A New Approach to AI Development
Instead of continuing to pour resources into scaling, Rafailov proposed a shift in focus toward teaching AI how to learn. He argued that simply making models bigger will not be enough to achieve artificial general intelligence (AGI).
"I believe that under our current paradigms, under any scale, we are not enough to deal with artificial general intelligence and artificial superintelligence," he asserted. "Our current models will lack one core capability, and that is learning."
To explain the alternative, he used an analogy from education. Current AI training is like giving a student a single, difficult math problem. Once solved, any insights or methods the model discovered are discarded.
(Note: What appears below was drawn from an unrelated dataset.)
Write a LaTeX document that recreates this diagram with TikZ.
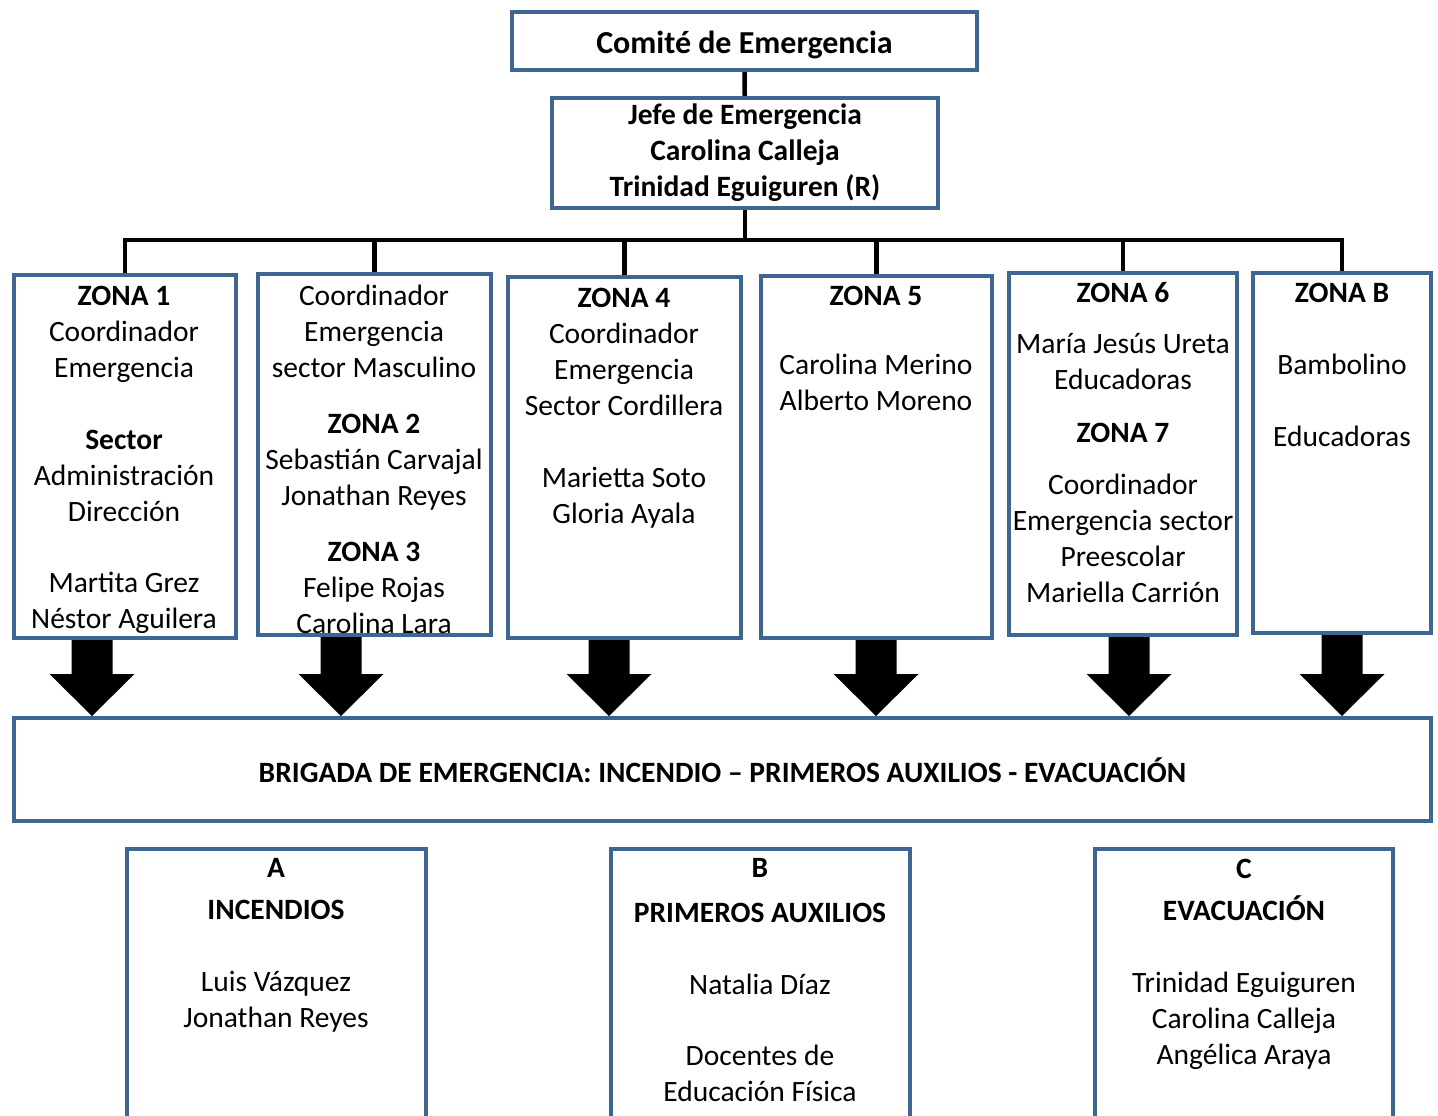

For the next problem, it must start from scratch.
A more effective method would be to treat the AI like a real student.
"Instead of giving our models a single problem, we might give them a textbook," Rafailov suggested. The AI would work through chapters and exercises sequentially, building knowledge incrementally. The goal would change from simply solving problems to something more profound. "Instead of rewarding their success... we need to reward their progress, their ability to learn, and their ability to improve."
This concept, known in the field as "meta-learning," has been successful in smaller-scale applications, such as the game-playing AI AlphaGo. The challenge is adapting it to the massive scale of modern foundation models.
The 'Superhuman Learner'
Rafailov believes the necessary ingredients for this shift are already largely in place. The problem isn't a lack of architectural innovation but a need for the right kind of data and better objectives for the AI to pursue.
"I think we just don't have the right data, and we don't have the right objectives," he said, describing the answer as "quite prosaic." The goal is to create training environments where learning, exploration, and self-improvement are essential for success.
The ultimate aim is for an AI to develop a "general purpose learning algorithm" on its own, emerging from large-scale training designed to foster this capability.
This vision leads to a different kind of superintelligence than often portrayed in popular culture. It would not be a static, god-like oracle with all the answers. Instead, it would be a dynamic entity defined by its capacity for growth.
"I believe that the first superintelligence will be a superhuman learner," Rafailov concluded. "It will be able to very efficiently figure out and adapt, propose its own theories, propose experiments, use the environment to verify that, get information, and iterate that process."
The $12 Billion Bet
This technical vision is backed by significant financial investment. Thinking Machines Lab, co-founded by former OpenAI Chief Technology Officer Mira Murati, raised an unprecedented $2 billion in seed funding at a $12 billion valuation.
The company has assembled a team of around 30 top researchers from leading AI labs. However, it faces intense competition and challenges. In October, co-founder Andrew Tulloch departed to return to Meta, which reportedly attempted to recruit more than a dozen of the startup's employees with massive compensation packages.
Despite these pressures, the company appears committed to its unique research path. Its first product, Tinker, an API for fine-tuning open-source models, launched in October, but Rafailov's presentation suggests this is merely a stepping stone toward a far more ambitious goal.
He acknowledged the difficulty of the task ahead, stating it would require breakthroughs in memory, engineering, and data. Yet, he remained confident that creating a true learning machine is "fundamentally possible." For the AI industry, the question is whether this long-term bet on learning can outperform the brute-force scaling approach of its bigger rivals.